You’re just older, dude
The reality is college has to come to an end sometime. There is a point where you look at fresh-faced 18 year olds that look like babies and you think to yourself, “man, I am too old for this.” If you have a REAL ID, a horizontal one that doesn’t strike fear into your soul when the man at the corner store looks at it for too long, it may be time to cut your losses.

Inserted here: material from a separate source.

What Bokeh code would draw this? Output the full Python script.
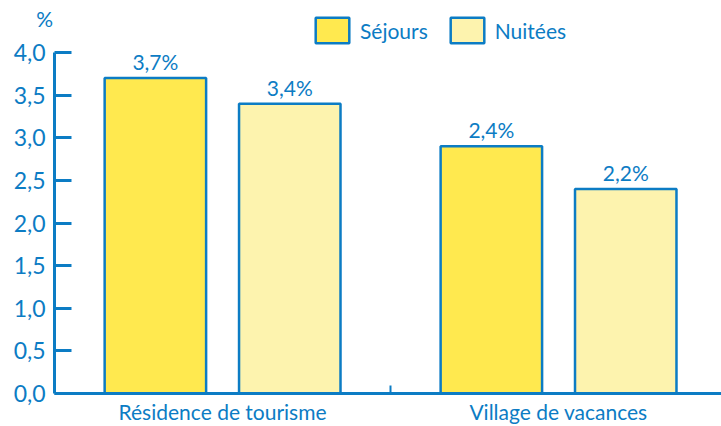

The thrill of a fake ID fooling a grown man is one reserved for the truly young at heart. If you are a first-term Bush Baby (for the uninformed, a “Bush Baby” refers to children born under Bush’s reign of terror as President, the first term being 2001-2004), then look out for your AARP cards in the mail. Hang it up. It’s over. Hearing someone say they were born in ‘08 makes you feel like you need a rocking chair. I mean, do they even remember the original run of Hannah Montana? Or was their first introduction to the queen Miley Cyrus…. Bangerz?
All of these factors likely culminate in you noticing your behavior changing with age. Gone are the days of weekend-long ragers and waking up in a random dorm you’ve never been in. You’ve subbed out your wild party behavior for some good ol’ grandma activities. Staying in to watch an old movie. Making bracelets into the wee hours of the evening. Crocheting. But if you knit, you may be beyond help.